Some land is “unbuildable.” Robert Oshatz took that as a dare.
In the late 1980s, the Oregon-based organic architect looked at a steep, rock-riddled hillside in Lake Oswego and did not see a problem.

He saw a floor plan. The result is the Elk Rock Road Residence, known locally as the Funnel House, and it is exactly what it sounds like: a home that starts narrow at the bottom and widens as it climbs, spreading open like a hand reaching for the view.

It is, as Oshatz describes it, an upside-down house. The structure anchors itself into the hill on six levels, each one opening outward, each one offering its own pocket of outdoor space.
No two walls are parallel. The floor does not agree with the ceiling. The whole thing grows around the rock like something that has always been there.
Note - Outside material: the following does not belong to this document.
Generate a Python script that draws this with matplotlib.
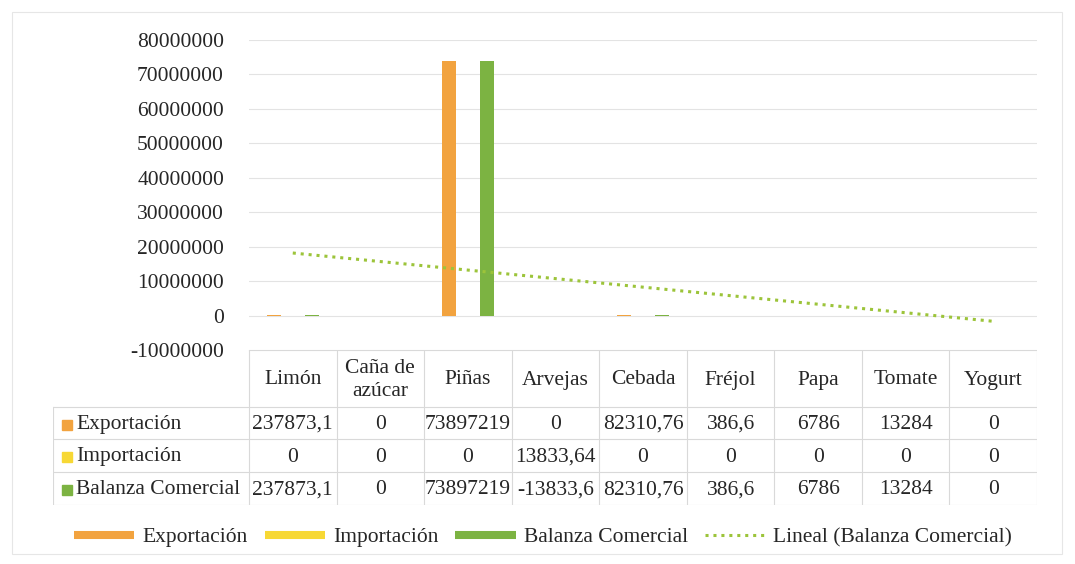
import matplotlib.pyplot as plt
from matplotlib.lines import Line2D
from matplotlib.patches import Rectangle
import numpy as np

categories = ["Limón", "Caña de\nazúcar", "Piñas", "Arvejas", "Cebada", "Fréjol", "Papa", "Tomate", "Yogurt"]
exportacion = [237873.1, 0, 73897219, 0, 82310.76, 386.6, 6786, 13284, 0]
importacion = [0, 0, 0, 13833.64, 0, 0, 0, 0, 0]
balanza = [237873.1, 0, 73897219, -13833.6, 82310.76, 386.6, 6786, 13284, 0]
exp_txt = ["237873,1", "0", "73897219", "0", "82310,76", "386,6", "6786", "13284", "0"]
imp_txt = ["0", "0", "0", "13833,64", "0", "0", "0", "0", "0"]
bal_txt = ["237873,1", "0", "73897219", "-13833,6", "82310,76", "386,6", "6786", "13284", "0"]
series_names = ["Exportación", "Importación", "Balanza Comercial"]
colors = ["#F2A33F", "#F7D835", "#7CB342"]
trend_color = "#9CC43A"

plt.rcParams['font.family'] = ['Liberation Serif', 'DejaVu Serif']
FS = 15.5
TC = "#262626"
W, H = 1075, 564
fig = plt.figure(figsize=(W / 100, H / 100), dpi=100)

# outer chart border
fig.patches.append(Rectangle((12 / W, 10 / H), (1062 - 12) / W, (552 - 10) / H,
                             transform=fig.transFigure, fill=False, ec="#e6e6e6", lw=0.8))

left, right, top, bottom = 249, 1037, 40, 350
ax = fig.add_axes([left / W, 1 - bottom / H, (right - left) / W, (bottom - top) / H])
x = np.arange(len(categories))
bw, off = 0.16, 0.217
for i, (vals, c) in enumerate(zip([exportacion, importacion, balanza], colors)):
    ax.bar(x + (i - 1) * off, vals, width=bw, color=c, zorder=3)

# linear trendline for Balanza Comercial
k, b = np.polyfit(x + 1, balanza, 1)
ax.plot(x, k * (x + 1) + b, color=trend_color, ls=(0, (1, 1.6)), lw=2.2, zorder=4)

ax.set_xlim(-0.5, len(categories) - 0.5)
ax.set_ylim(-10000000, 80000000)
ax.set_yticks(np.arange(-10000000, 80000001, 10000000))
ax.set_yticklabels([str(v) for v in range(-10000000, 80000001, 10000000)], fontsize=FS, color=TC)
ax.tick_params(axis='y', length=0, pad=18)
ax.set_xticks([])
for s in ax.spines.values():
    s.set_visible(False)
ax.yaxis.grid(True, color="#e3e3e3", lw=0.8, zorder=0)
ax.set_axisbelow(True)

# data table
tl = 53
colw = (right - left) / len(categories)
tax = fig.add_axes([tl / W, 1 - 505 / H, (right - tl) / W, (505 - 350) / H])
tax.set_xlim(tl, right)
tax.set_ylim(505, 350)
tax.axis('off')
lc = "#d9d9d9"
rows_y = [350, 407, 439, 472, 505]
tax.plot([left, right], [350, 350], color=lc, lw=0.8)
for i in range(len(categories) + 1):
    xe = left + i * colw
    tax.plot([xe, xe], [350, 505], color=lc, lw=0.8)
for yy in rows_y[1:]:
    tax.plot([tl, right], [yy, yy], color=lc, lw=0.8)
tax.plot([tl, tl], [407, 505], color=lc, lw=0.8)

for i, cat in enumerate(categories):
    tax.text(left + (i + 0.5) * colw, 380, cat, ha='center', va='center', fontsize=FS,
             color=TC, linespacing=1.25)
for r, (name, txts, c) in enumerate(zip(series_names, [exp_txt, imp_txt, bal_txt], colors)):
    yc = (rows_y[r + 1] + rows_y[r + 2]) / 2 + 1.5
    tax.add_patch(Rectangle((62, yc - 5), 10, 10, color=c))
    tax.text(76, yc, name, ha='left', va='center', fontsize=FS, color=TC)
    for i, t in enumerate(txts):
        tax.text(left + (i + 0.5) * colw, yc, t, ha='center', va='center', fontsize=FS, color=TC)

handles = [Line2D([], [], color=c, lw=5.8, solid_capstyle='butt') for c in colors]
handles.append(Line2D([], [], color=trend_color, ls=(0, (1, 1.6)), lw=2.2))
labels = series_names + ["Lineal (Balanza Comercial)"]
fig.legend(handles, labels, loc='center', bbox_to_anchor=(543 / W, 1 - 537 / H), ncol=4,
           frameon=False, fontsize=FS, handlelength=2.8, handletextpad=0.37, columnspacing=0.8,
           labelcolor=TC)

fig.savefig("out.png", dpi=100, facecolor="white")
Oshatz studied under Frank Lloyd Wright Jr. and the influence shows in every quietly radical decision: natural materials left in their natural colors, interior volumes that feel more sculpted than built, a seamless argument between inside and outside.
He wanted water views and could not afford a simpler site. Necessity handed him a masterpiece.


“Appearing to soar right out of the hillside, this house clings to a 30-degree slope rising above the Willamette River providing a spectacular view of the river, Mt. Hood and the rising sun.
The house is an experiment in feelings. Although providing a secure feeling of being anchored into the site, the structure achieves a feeling of floating in space, like a bird in flight.
The structure is funnel-like in shape: starting out with a small studio on the lowest level, moving to the children’s bedrooms on the middle level, and on the upper level where the view is the best, family community spaces and master bedroom suite.“

The locals called it the Funnel House. We would have called it proof that such a home could be built.